Итак, Андрей Макаенок стоял перед выбором. И выбор этот был нелегким. Его пьесу о Франции времен Сопротивления напечатали в журнале «Полымя», поставили в театре Янки Купалы. Актеры, даже с удовольствием, сыграли некоторые сильные драматические роли из этой пьесы — хотелось как-то сменить суровые краски спектаклей о суровой своей действительности.
Молодого драматурга приметили, можно было бы и продолжать, кое-кто из его коллег так и продолжал, «составляя» свои пьесы, словно коктейли, из обрывков политической информации, случайных газетных заметок, рассказов журналистов, любящих подчас прихвастнуть, чуть прибавить и никак не убавить.

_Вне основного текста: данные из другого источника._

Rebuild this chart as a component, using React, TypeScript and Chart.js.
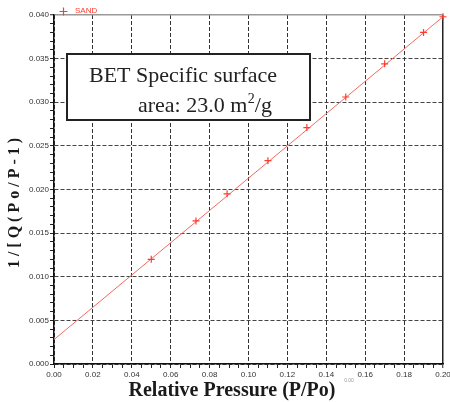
import React, { useEffect, useRef } from "react";
import { Chart, registerables } from "chart.js";

Chart.register(...registerables);

// ---- data ----
const seriesName = "SAND";
const relPressure = [0.05, 0.073, 0.089, 0.11, 0.13, 0.15, 0.17, 0.19, 0.2];
const betValue = [0.012, 0.0164, 0.0195, 0.0233, 0.0271, 0.0306, 0.0344, 0.038, 0.0398];
const fitPressure = [0, 0.2];
const fitValue = [0.0028, 0.0398];

const xMin = 0;
const xMax = 0.2;
const yMin = 0;
const yMax = 0.04;
const xMajorStep = 0.02;
const xMinorStep = 0.005;
const yMajorStep = 0.005;
const yMinorStep = 0.001;

const xTitle = "Relative Pressure (P/Po)";
const yTitle = "1 / [ Q ( P o / P - 1 )";
const noteLine1 = "BET Specific surface";
const noteLine2 = ["area: 23.0 m", "2", "/g"];
const strayLabel = "0.00";

const isMultiple = (v: number, step: number) =>
  Math.abs(v / step - Math.round(v / step)) < 1e-6;

const SERIF = "'Liberation Serif', 'Times New Roman', serif";
const SANS = "'Liberation Sans', Arial, sans-serif";

const overlayPlugin = {
  id: "overlay",
  afterDraw(chart: any) {
    const ctx = chart.ctx as CanvasRenderingContext2D;
    ctx.save();

    // legend
    ctx.strokeStyle = "#ff3b2b";
    ctx.lineWidth = 1.2;
    ctx.beginPath();
    ctx.moveTo(59.5, 11.5);
    ctx.lineTo(67.5, 11.5);
    ctx.moveTo(63.5, 7.5);
    ctx.lineTo(63.5, 15.5);
    ctx.stroke();
    ctx.fillStyle = "#ff3b2b";
    ctx.font = `8px ${SANS}`;
    ctx.textBaseline = "middle";
    ctx.textAlign = "left";
    ctx.fillText(seriesName, 75, 11);

    // annotation box
    ctx.fillStyle = "#ffffff";
    ctx.fillRect(67, 54, 243, 66);
    ctx.strokeStyle = "#222";
    ctx.lineWidth = 2;
    ctx.strokeRect(67, 54, 243, 66);
    ctx.fillStyle = "#222";
    ctx.textBaseline = "alphabetic";
    ctx.font = `22px ${SERIF}`;
    ctx.fillText(noteLine1, 89, 82);
    let x = 138;
    ctx.fillText(noteLine2[0], x, 112);
    x += ctx.measureText(noteLine2[0]).width;
    ctx.font = `14px ${SERIF}`;
    ctx.fillText(noteLine2[1], x + 0.5, 103);
    x += ctx.measureText(noteLine2[1]).width + 0.5;
    ctx.font = `22px ${SERIF}`;
    ctx.fillText(noteLine2[2], x, 112);

    // axis titles
    ctx.fillStyle = "#1a1a1a";
    ctx.textAlign = "center";
    ctx.textBaseline = "middle";
    ctx.font = `bold 20px ${SERIF}`;
    ctx.fillText(xTitle, 232, 391);
    ctx.save();
    ctx.translate(15, 203);
    ctx.rotate(-Math.PI / 2);
    ctx.font = `bold 16px ${SERIF}`;
    ctx.fillText(yTitle, 0, 0);
    ctx.restore();

    // stray small label
    ctx.fillStyle = "#999";
    ctx.font = `5px ${SANS}`;
    ctx.fillText(strayLabel, 349, 381);

    ctx.restore();
  },
};

export default function App() {
  const ref = useRef<HTMLCanvasElement | null>(null);

  useEffect(() => {
    if (!ref.current) return;
    const chart = new Chart(ref.current, {
      type: "scatter",
      data: {
        datasets: [
          {
            label: seriesName,
            data: relPressure.map((p, i) => ({ x: p, y: betValue[i] })),
            pointStyle: "cross",
            pointRadius: 3.5,
            pointBorderWidth: 1.2,
            borderColor: "#ff3b2b",
            backgroundColor: "#ff3b2b",
            showLine: false,
            clip: false,
          } as any,
          {
            label: "fit",
            data: fitPressure.map((p, i) => ({ x: p, y: fitValue[i] })),
            showLine: true,
            pointRadius: 0,
            borderColor: "#f06a62",
            borderWidth: 1,
          } as any,
        ],
      },
      options: {
        responsive: false,
        animation: false,
        devicePixelRatio: 1,
        layout: { padding: { top: 15, right: 7, left: 0, bottom: 0 } },
        plugins: {
          legend: { display: false },
          tooltip: { enabled: false },
        },
        scales: {
          x: {
            type: "linear",
            min: xMin,
            max: xMax,
            afterFit: (s: any) => {
              s.height = 38;
              s.paddingLeft = 0;
              s.paddingRight = 0;
            },
            ticks: {
              stepSize: xMinorStep,
              autoSkip: false,
              minRotation: 0,
              maxRotation: 0,
              padding: 2,
              color: "#333",
              font: { family: SANS, size: 8 },
              callback: (v: any) => (isMultiple(Number(v), xMajorStep) ? Number(v).toFixed(2) : ""),
            },
            grid: {
              color: (c: any) => {
                const v = c.tick ? c.tick.value : 0;
                if (!isMultiple(v, xMajorStep)) return "rgba(0,0,0,0)";
                return Math.abs(v - xMax) < 1e-9 ? "#222" : "#333";
              },
              lineWidth: (c: any) => {
                const v = c.tick ? c.tick.value : 0;
                return Math.abs(v - xMax) < 1e-9 ? 1.5 : 1;
              },
              tickLength: 4,
              tickColor: "#222",
              tickWidth: 1,
            },
            border: {
              color: "#111",
              width: 1.5,
              dash: (c: any) => {
                const v = c.tick ? c.tick.value : 0;
                return Math.abs(v - xMax) < 1e-9 ? [] : [4, 2];
              },
            },
          } as any,
          y: {
            type: "linear",
            min: yMin,
            max: yMax,
            afterFit: (s: any) => {
              s.width = 54;
              s.paddingTop = 0;
              s.paddingBottom = 0;
            },
            ticks: {
              stepSize: yMinorStep,
              autoSkip: false,
              padding: 1,
              color: "#333",
              font: { family: SANS, size: 8 },
              callback: (v: any) => (isMultiple(Number(v), yMajorStep) ? Number(v).toFixed(3) : ""),
            },
            grid: {
              color: (c: any) => {
                const v = c.tick ? c.tick.value : 0;
                if (!isMultiple(v, yMajorStep)) return "rgba(0,0,0,0)";
                return Math.abs(v - yMax) < 1e-9 ? "#9a9a9a" : "#444";
              },
              lineWidth: (c: any) => {
                const v = c.tick ? c.tick.value : 0;
                return Math.abs(v - yMax) < 1e-9 ? 1.5 : 1;
              },
              tickLength: 4,
              tickColor: "#222",
              tickWidth: 1,
            },
            border: {
              color: "#111",
              width: 1.5,
              dash: (c: any) => {
                const v = c.tick ? c.tick.value : 0;
                return Math.abs(v - yMax) < 1e-9 ? [] : [4, 2];
              },
            },
          } as any,
        },
      },
      plugins: [overlayPlugin],
    });
    return () => chart.destroy();
  }, []);

  return (
    <div style={{ position: "fixed", left: 0, top: 0, width: 450, height: 402, background: "#fff" }}>
      <canvas ref={ref} width={450} height={402} style={{ display: "block", width: 450, height: 402 }} />
    </div>
  );
}
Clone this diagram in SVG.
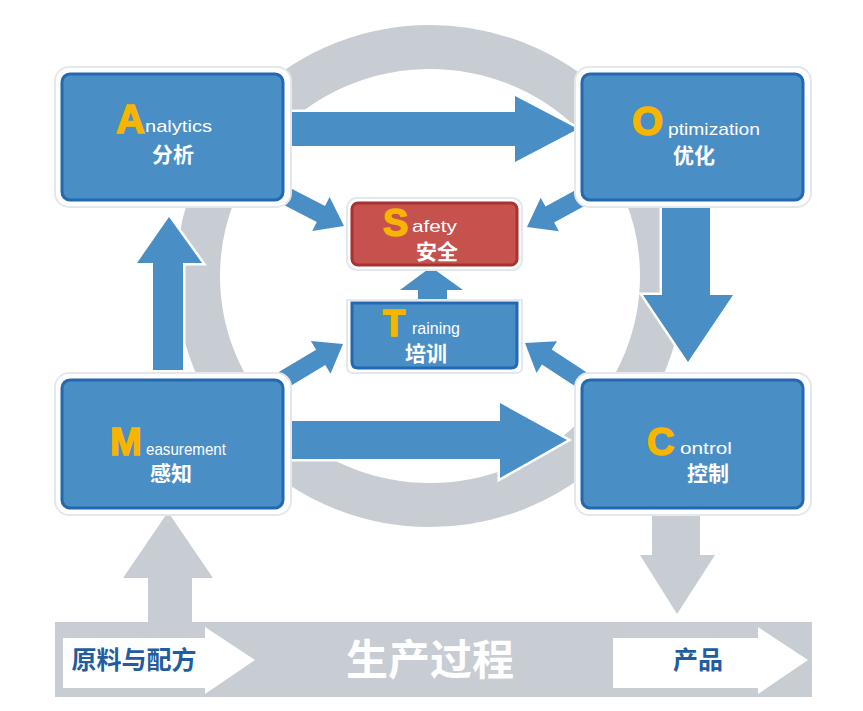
<svg xmlns="http://www.w3.org/2000/svg" width="863" height="711" viewBox="0 0 863 711">
<style>
.ring{fill:none;stroke:#c7cdd3;stroke-width:44}
.halo{fill:#fff;stroke:#e4e7eb;stroke-width:2}
.box{fill:#4a8ec6;stroke:#2368b0;stroke-width:3}
.red{fill:#c6524e;stroke:#a8322f;stroke-width:3}
.arr{fill:#4a8ec6;stroke:#fff;stroke-width:5;paint-order:stroke;stroke-linejoin:miter}
.gray{fill:#c7cdd3}
.big{font-family:"Liberation Sans",Arial,sans-serif;font-weight:bold;fill:#f7b500;stroke:#f7b500;stroke-width:1.5}
.sm{font-family:"Liberation Sans",Arial,sans-serif;font-size:17px;fill:#fff}
.cn{font-family:"Noto Sans CJK SC","Noto Sans",sans-serif;font-size:21px;font-weight:bold;fill:#fff}
.bar{font-family:"Noto Sans CJK SC","Noto Sans",sans-serif;font-weight:bold}
</style>
<rect width="863" height="711" fill="#fff"/>
<ellipse class="ring" cx="430" cy="276" rx="232" ry="229"/>

<g id="connectors">
  <polygon class="arr" points="290,112 515,112 515,96 578,129 515,162 515,146 290,146"/>
  <polygon class="arr" points="290,421 500,421 500,403 567,440 500,478 500,459 290,459"/>
  <polygon class="arr" points="153,370 153,263 137,263 169,217 202,263 183,263 183,370"/>
  <polygon class="arr" points="662,200 662,295 643,295 688,362 733,295 710,295 710,200"/>
  <polygon class="arr" points="292.1,189 325,206 329.6,197.1 344,226 312.2,230.9 316.8,222 283.9,205"/>
  <polygon class="arr" points="575.7,190.1 545.5,206.6 540.7,197.8 527,227 558.9,231.2 554.1,222.4 584.3,205.9"/>
  <polygon class="arr" points="278.4,372.3 316.1,349.7 310.9,341.1 343,344 330.5,373.7 325.3,365.1 287.6,387.7"/>
  <polygon class="arr" points="586.9,372.5 551.7,349.6 557.1,341.2 525,343 536.5,373 541.9,364.6 577.1,387.5"/>
  <polygon class="arr" points="418,303 418,290 400,290 431,267 463,290 447,290 447,303"/>
  <polygon class="gray" points="148,624 148,578 123,578 168,512 213,578 192,578 192,624"/>
  <polygon class="gray" points="652,508 652,555 640,555 677,614 715,555 700,555 700,508"/>
</g>

<g id="analytics">
  <rect class="halo" x="55" y="67" width="236" height="140" rx="14"/>
  <rect class="box" x="62" y="74" width="221" height="126" rx="8"/>
  <text class="big" x="116" y="133" font-size="40">A</text>
  <text class="sm" x="145" y="132" textLength="67" lengthAdjust="spacingAndGlyphs">nalytics</text>
  <text class="cn" x="173" y="162" text-anchor="middle">分析</text>
</g>

<g id="optimization">
  <rect class="halo" x="575" y="67" width="236" height="140" rx="14"/>
  <rect class="box" x="582" y="74" width="221" height="126" rx="8"/>
  <text class="big" x="632" y="135" font-size="40">O</text>
  <text class="sm" x="668" y="135" textLength="92" lengthAdjust="spacingAndGlyphs">ptimization</text>
  <text class="cn" x="694" y="163" text-anchor="middle">优化</text>
</g>

<g id="measurement">
  <rect class="halo" x="55" y="373" width="236" height="142" rx="14"/>
  <rect class="box" x="62" y="380" width="221" height="128" rx="8"/>
  <text class="big" x="110" y="455" font-size="38">M</text>
  <text class="sm" x="146" y="455" textLength="80" lengthAdjust="spacingAndGlyphs">easurement</text>
  <text class="cn" x="171" y="481" text-anchor="middle">感知</text>
</g>

<g id="control">
  <rect class="halo" x="575" y="373" width="236" height="142" rx="14"/>
  <rect class="box" x="582" y="380" width="221" height="128" rx="8"/>
  <text class="big" x="647" y="455" font-size="38">C</text>
  <text class="sm" x="680" y="454" textLength="52" lengthAdjust="spacingAndGlyphs">ontrol</text>
  <text class="cn" x="708" y="481" text-anchor="middle">控制</text>
</g>

<g id="safety">
  <rect class="halo" x="347" y="198" width="175" height="72" rx="10"/>
  <rect class="red" x="352" y="203" width="165" height="62" rx="6"/>
  <text class="big" x="383" y="236" font-size="38">S</text>
  <text class="sm" x="412" y="232" textLength="45" lengthAdjust="spacingAndGlyphs">afety</text>
  <text class="cn" x="437" y="259" text-anchor="middle" font-size="18">安全</text>
</g>

<g id="training">
  <path d="M347,300 H522 V367 Q522,373 516,373 H353 Q347,373 347,367 Z" fill="#fff" stroke="#e4e7eb" stroke-width="2"/>
  <path d="M352,303 H517 V362 Q517,368 511,368 H358 Q352,368 352,362 Z" fill="#4a8ec6" stroke="#2368b0" stroke-width="3"/>
  <text class="big" x="383" y="336" font-size="36">T</text>
  <text class="sm" x="412" y="334" textLength="48" lengthAdjust="spacingAndGlyphs">raining</text>
  <text class="cn" x="426" y="361" text-anchor="middle" font-size="19">培训</text>
</g>

<g id="process">
  <rect class="gray" x="55" y="622" width="757" height="75"/>
  <polygon points="63,638 205,638 205,627 255,660 205,694 205,688 63,688" fill="#fff"/>
  <text class="bar" x="134" y="669" font-size="25" fill="#1f5d9e" text-anchor="middle">原料与配方</text>
  <text class="bar" x="430" y="675" font-size="42" fill="#fff" text-anchor="middle">生产过程</text>
  <polygon points="613,638 758,638 758,627 808,660 758,694 758,688 613,688" fill="#fff"/>
  <text class="bar" x="698" y="669" font-size="25" fill="#1f5d9e" text-anchor="middle">产品</text>
</g>
</svg>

Но и вернуться назад, к фельетонам и одноактным пьесам, не значило двинуться вперед. Вернуться назад, к одноактным пьесам на злобу дня, было бы отступлением. В пьесе «На рассвете» литератор уже взял кое-какие барьеры писательской техники, неизвестные одноактной драматургии.
Надо было сделать рывок, сделать решительное усилие, чтобы двинуться дальше, чтобы не «оправдать» ни одной из сложившихся уже репутаний: ах, Андрей Макаенок, ну да, зто тот одноактник, что пишет о разных случаях в белорусских колхозах; или: ах, Андрей Макаенок, ну да, это тот, кто сочиняет что-то про Париж, где все ходят и «котелках» и веселятся «У Максима».
Однако сделать решительный рывок можно было и по велению таланта, и по велению характера, без характера талант неуправляем, невесом, иногда губителен для личности, разрушителен для человека, не умеющего пользоваться, как расчетливый математик, тем, что нерасчетливо отпустила ему судьба.
Вместе с Андреем Макаенком начинали и другие литераторы, как раз был недолгий период своеобразного «набора» в драматургию, мобилизации новых кадров. Послевоенная действительность так резко отличалась от военной, спаянной единой целью, что непременно должны были появиться новые литераторы, для которых мир после войны был не только продолжением, но и началом жизни, был их юным, собственным, обживаемым миром.